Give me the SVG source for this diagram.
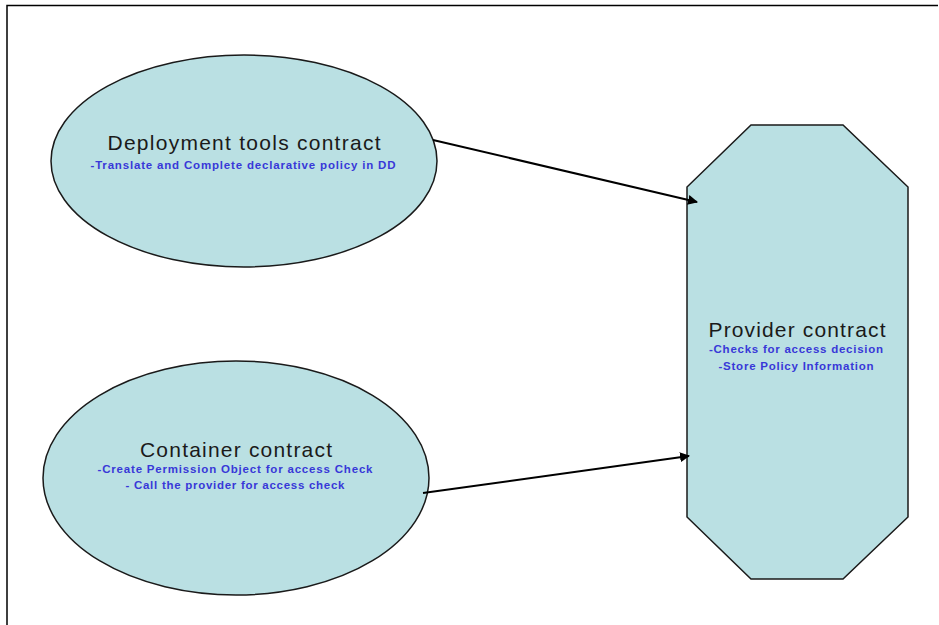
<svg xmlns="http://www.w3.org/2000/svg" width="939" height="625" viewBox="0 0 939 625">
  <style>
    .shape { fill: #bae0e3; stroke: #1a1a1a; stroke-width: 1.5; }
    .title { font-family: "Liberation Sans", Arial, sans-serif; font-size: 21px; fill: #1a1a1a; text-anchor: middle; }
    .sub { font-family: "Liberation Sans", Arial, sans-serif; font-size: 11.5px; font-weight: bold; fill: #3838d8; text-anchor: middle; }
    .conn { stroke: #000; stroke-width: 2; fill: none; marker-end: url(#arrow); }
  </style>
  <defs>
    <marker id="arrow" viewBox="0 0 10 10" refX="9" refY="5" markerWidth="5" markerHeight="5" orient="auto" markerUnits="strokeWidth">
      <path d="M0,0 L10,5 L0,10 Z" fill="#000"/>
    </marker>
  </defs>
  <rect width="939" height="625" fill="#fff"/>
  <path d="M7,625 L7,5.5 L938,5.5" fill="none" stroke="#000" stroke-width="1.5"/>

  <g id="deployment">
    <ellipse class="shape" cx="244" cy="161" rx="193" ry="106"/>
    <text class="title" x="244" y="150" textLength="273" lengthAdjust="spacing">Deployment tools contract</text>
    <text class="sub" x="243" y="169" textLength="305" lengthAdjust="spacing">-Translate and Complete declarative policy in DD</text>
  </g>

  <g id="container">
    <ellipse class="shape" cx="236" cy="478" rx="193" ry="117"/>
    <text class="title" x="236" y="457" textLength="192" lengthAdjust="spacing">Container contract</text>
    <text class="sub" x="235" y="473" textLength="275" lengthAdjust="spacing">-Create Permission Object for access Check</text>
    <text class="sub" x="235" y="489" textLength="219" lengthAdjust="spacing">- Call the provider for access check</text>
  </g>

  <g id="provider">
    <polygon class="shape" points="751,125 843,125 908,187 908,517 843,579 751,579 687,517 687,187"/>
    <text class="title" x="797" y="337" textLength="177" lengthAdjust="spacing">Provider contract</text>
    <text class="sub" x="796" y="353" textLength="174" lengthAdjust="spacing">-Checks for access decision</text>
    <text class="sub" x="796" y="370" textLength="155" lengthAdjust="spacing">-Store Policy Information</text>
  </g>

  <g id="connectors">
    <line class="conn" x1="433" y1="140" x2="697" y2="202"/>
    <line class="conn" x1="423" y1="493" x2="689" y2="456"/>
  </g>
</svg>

# WRITTEN PROBLEM
Do not include the images; transcribe the rest of the listing exactly.

# WORKED SOLUTION
Give me the SVG source for this diagram.
<svg xmlns="http://www.w3.org/2000/svg" width="939" height="625" viewBox="0 0 939 625">
  <style>
    .shape { fill: #bae0e3; stroke: #1a1a1a; stroke-width: 1.5; }
    .title { font-family: "Liberation Sans", Arial, sans-serif; font-size: 21px; fill: #1a1a1a; text-anchor: middle; }
    .sub { font-family: "Liberation Sans", Arial, sans-serif; font-size: 11.5px; font-weight: bold; fill: #3838d8; text-anchor: middle; }
    .conn { stroke: #000; stroke-width: 2; fill: none; marker-end: url(#arrow); }
  </style>
  <defs>
    <marker id="arrow" viewBox="0 0 10 10" refX="9" refY="5" markerWidth="5" markerHeight="5" orient="auto" markerUnits="strokeWidth">
      <path d="M0,0 L10,5 L0,10 Z" fill="#000"/>
    </marker>
  </defs>
  <rect width="939" height="625" fill="#fff"/>
  <path d="M7,625 L7,5.5 L938,5.5" fill="none" stroke="#000" stroke-width="1.5"/>

  <g id="deployment">
    <ellipse class="shape" cx="244" cy="161" rx="193" ry="106"/>
    <text class="title" x="244" y="150" textLength="273" lengthAdjust="spacing">Deployment tools contract</text>
    <text class="sub" x="243" y="169" textLength="305" lengthAdjust="spacing">-Translate and Complete declarative policy in DD</text>
  </g>

  <g id="container">
    <ellipse class="shape" cx="236" cy="478" rx="193" ry="117"/>
    <text class="title" x="236" y="457" textLength="192" lengthAdjust="spacing">Container contract</text>
    <text class="sub" x="235" y="473" textLength="275" lengthAdjust="spacing">-Create Permission Object for access Check</text>
    <text class="sub" x="235" y="489" textLength="219" lengthAdjust="spacing">- Call the provider for access check</text>
  </g>

  <g id="provider">
    <polygon class="shape" points="751,125 843,125 908,187 908,517 843,579 751,579 687,517 687,187"/>
    <text class="title" x="797" y="337" textLength="177" lengthAdjust="spacing">Provider contract</text>
    <text class="sub" x="796" y="353" textLength="174" lengthAdjust="spacing">-Checks for access decision</text>
    <text class="sub" x="796" y="370" textLength="155" lengthAdjust="spacing">-Store Policy Information</text>
  </g>

  <g id="connectors">
    <line class="conn" x1="433" y1="140" x2="697" y2="202"/>
    <line class="conn" x1="423" y1="493" x2="689" y2="456"/>
  </g>
</svg>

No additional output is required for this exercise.